L’homme vaut par le nombre ; plus une société est nombreuse, plus elle est puissante pendant la paix, plus elle est redoutable dans les tems de la guerre. Un souverain s’occupera donc sérieusement de la multiplication de ses sujets. Plus il aura de sujets, plus il aura de commerçans, d’ouvriers, de soldats.

Ses états sont dans une situation déplorable, s’il arrive jamais que parmi les hommes qu’il gouverne, il y en ait un qui craigne de faire des enfans, & qui quitte la vie sans regret.

Mais ce n’est pas assez que d’avoir des hommes, il faut les avoir industrieux & robustes.

On aura des hommes robustes, s’ils ont de bonnes mœurs, & si l’aisance leur est facile à acquérir & à conserver.

On aura des hommes industrieux, s’ils sont libres.

L’administration est la plus mauvaise qu’il soit possible d’imaginer, si faute de liberté de commerce, l’abondance devient quelquefois pour une province un fléau aussi redoutable que la disette.

Voyez les articles Gouvernement, Lois, Impôts, Population, Liberté, &c.

Ce sont les enfans qui font des hommes. Il faut donc veiller à la conservation des enfans par une attention spéciale sur les peres, sur les meres & sur les nourrices.

Cinq mille enfans exposés tous les ans à Paris peuvent devenir une pepiniere de soldats, de matelots & d’agriculteurs.

Il faut diminuer les ouvriers du luxe & les domestiques. Il y a des circonstances où le luxe n’emploie pas les hommes avec assez de profit ; il n’y en a aucune où la domesticité ne les emploie avec perte. Il faudroit asseoir sur les domestiques un impôt à la décharge des agriculteurs.

Si les agriculteurs, qui sont les hommes de l’état qui fatiguent le plus, sont les moins bien nourris, il faut qu’ils se dégoûtent de leur état, ou qu’ils y périssent. Dire que l’aisance les en feroit sortir, c’est être un ignorant & un homme atroce.

On ne se presse d’entrer dans une condition que par l’espoir d’une vie douce. C’est la jouissance d’une vie douce qui y retient & qui y appelle.

Un emploi des hommes, n’est bon que quand le profit va au-delà des frais du salaire.
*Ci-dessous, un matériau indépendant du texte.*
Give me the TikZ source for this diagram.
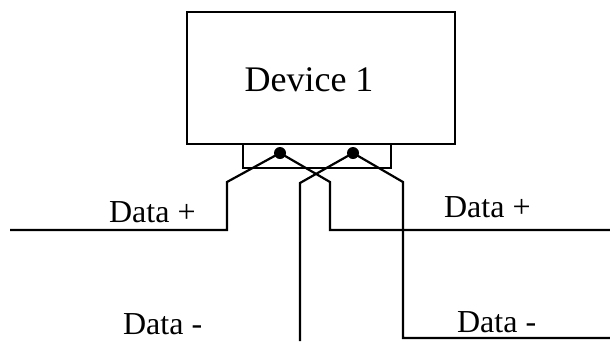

La richesse d’une nation est le produit de la somme de ses travaux au-delà des frais du salaire.

Plus le produit net est grand & également partagé, plus l’administration est bonne. Un produit net également partagé peut être préférable à un plus grand produit net, dont le partage seroit très inégal, & qui diviseroit le peuple en deux classes, dont l’une regorgeroit de richesse & l’autre expireroit dans la misere.

Tant qu’il y a des friches dans un état, un homme ne peut être employé en manufacture sans perte.

A ces principes clairs & simples, nous en pourrions ajoûter un grand nombre d’autres, que le souverain trouvera de lui-même, s’il a le courage & la bonne volonté nécessaires pour les mettre en pratique.